** Begin **
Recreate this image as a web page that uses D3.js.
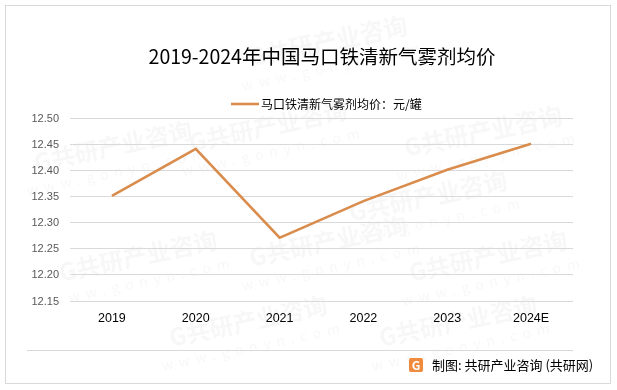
<!DOCTYPE html>
<html>
<head>
<meta charset="utf-8">
<script src="https://cdn.jsdelivr.net/npm/d3@7"></script>
<style>
  body { margin: 0; background: #fff; }
  text { font-family: "Noto Sans CJK SC", "Noto Sans", sans-serif; }
</style>
</head>
<body>
<script>
const width = 617;
const height = 390;

// chart data
const years = ['2019', '2020', '2021', '2022', '2023', '2024E'];
const prices = [12.35, 12.44, 12.27, 12.34, 12.40, 12.45];
const yTicks = [12.15, 12.20, 12.25, 12.30, 12.35, 12.40, 12.45, 12.50];
const title = '2019-2024年中国马口铁清新气雾剂均价';
const seriesName = '马口铁清新气雾剂均价：元/罐';
const source = '制图: 共研产业咨询 (共研网)';

const lineColor = '#d98c4c';

const svg = d3.select('body').append('svg').attr('width', width).attr('height', height);

svg.append('rect').attr('x', 5.5).attr('y', 5.5).attr('width', 605).attr('height', 378)
  .attr('fill', '#fff').attr('stroke', '#d9d9d9');

// faint watermarks, kept inside the frame
const wm = svg.append('g').attr('fill', '#000').attr('opacity', 0.035);
[[330, 50], [485, 140], [115, 155], [270, 135], [430, 205], [140, 265], [330, 250], [490, 265], [250, 330], [460, 330]]
  .forEach(([x, y]) => {
    const g = wm.append('g').attr('transform', `translate(${x},${y}) rotate(-12)`);
    g.append('text').attr('font-size', 24).attr('font-weight', 'bold').attr('text-anchor', 'middle').text('G共研产业咨询');
    g.append('text').attr('y', 22).attr('font-size', 14).attr('letter-spacing', 6).attr('text-anchor', 'middle').text('www.gonyn.com');
  });

const x = d3.scaleBand().domain(years).range([70, 573]);
const y = d3.scaleLinear().domain([12.15, 12.50]).range([300.5, 117.5]);

// grid
svg.append('g').selectAll('line').data(yTicks).enter().append('line')
  .attr('x1', 70).attr('x2', 573)
  .attr('y1', d => Math.round(y(d)) + 0.5).attr('y2', d => Math.round(y(d)) + 0.5)
  .attr('stroke', '#d9d9d9').attr('stroke-width', 1);

// y axis
const yAxis = svg.append('g').attr('transform', 'translate(59,0)')
  .call(d3.axisLeft(y).tickValues(yTicks).tickFormat(d3.format('.2f')).tickSize(0).tickPadding(0));
yAxis.select('.domain').remove();
yAxis.selectAll('text').attr('font-size', 11).attr('fill', '#595959')
  .style('font-family', '"Liberation Sans", "Noto Sans", sans-serif');

// x axis
const xAxis = svg.append('g').attr('transform', 'translate(0,313)')
  .call(d3.axisBottom(x).tickSize(0).tickPadding(0));
xAxis.select('.domain').remove();
xAxis.selectAll('text').attr('font-size', 12.5).attr('fill', '#000')
  .style('font-family', '"Liberation Sans", "Noto Sans", sans-serif');

// series line
const line = d3.line().x((d, i) => x(years[i]) + x.bandwidth() / 2).y(d => y(d));
svg.append('path').datum(prices).attr('d', line)
  .attr('fill', 'none').attr('stroke', lineColor).attr('stroke-width', 2.6)
  .attr('stroke-linejoin', 'miter');

// title
svg.append('text').attr('x', 322).attr('y', 64).attr('text-anchor', 'middle')
  .attr('font-size', 19.5).attr('fill', '#000').text(title);

// legend
svg.append('line').attr('x1', 231).attr('x2', 259).attr('y1', 104).attr('y2', 104)
  .attr('stroke', lineColor).attr('stroke-width', 2.6);
svg.append('text').attr('x', 261).attr('y', 108.5).attr('font-size', 12).attr('fill', '#000').text(seriesName);

// footer
svg.append('line').attr('x1', 27).attr('x2', 573).attr('y1', 350.5).attr('y2', 350.5)
  .attr('stroke', '#d9d9d9');
const logo = svg.append('g').attr('transform', 'translate(409,358)');
logo.append('rect').attr('width', 14).attr('height', 14).attr('rx', 2).attr('fill', '#f08a3c');
logo.append('text').attr('x', 7).attr('y', 11.5).attr('text-anchor', 'middle')
  .attr('font-size', 12).attr('font-weight', 'bold').attr('fill', '#fff').text('G');
svg.append('text').attr('x', 432).attr('y', 370).attr('font-size', 13).attr('fill', '#000').text(source);
</script>
</body>
</html>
** End **
Begin at the first line of the data above and repeat each line exactly, stopping after the line containing "const height = 390;". Omit the pictures.

Answer to this task:
Recreate this image as a web page that uses D3.js.
<!DOCTYPE html>
<html>
<head>
<meta charset="utf-8">
<script src="https://cdn.jsdelivr.net/npm/d3@7"></script>
<style>
  body { margin: 0; background: #fff; }
  text { font-family: "Noto Sans CJK SC", "Noto Sans", sans-serif; }
</style>
</head>
<body>
<script>
const width = 617;
const height = 390;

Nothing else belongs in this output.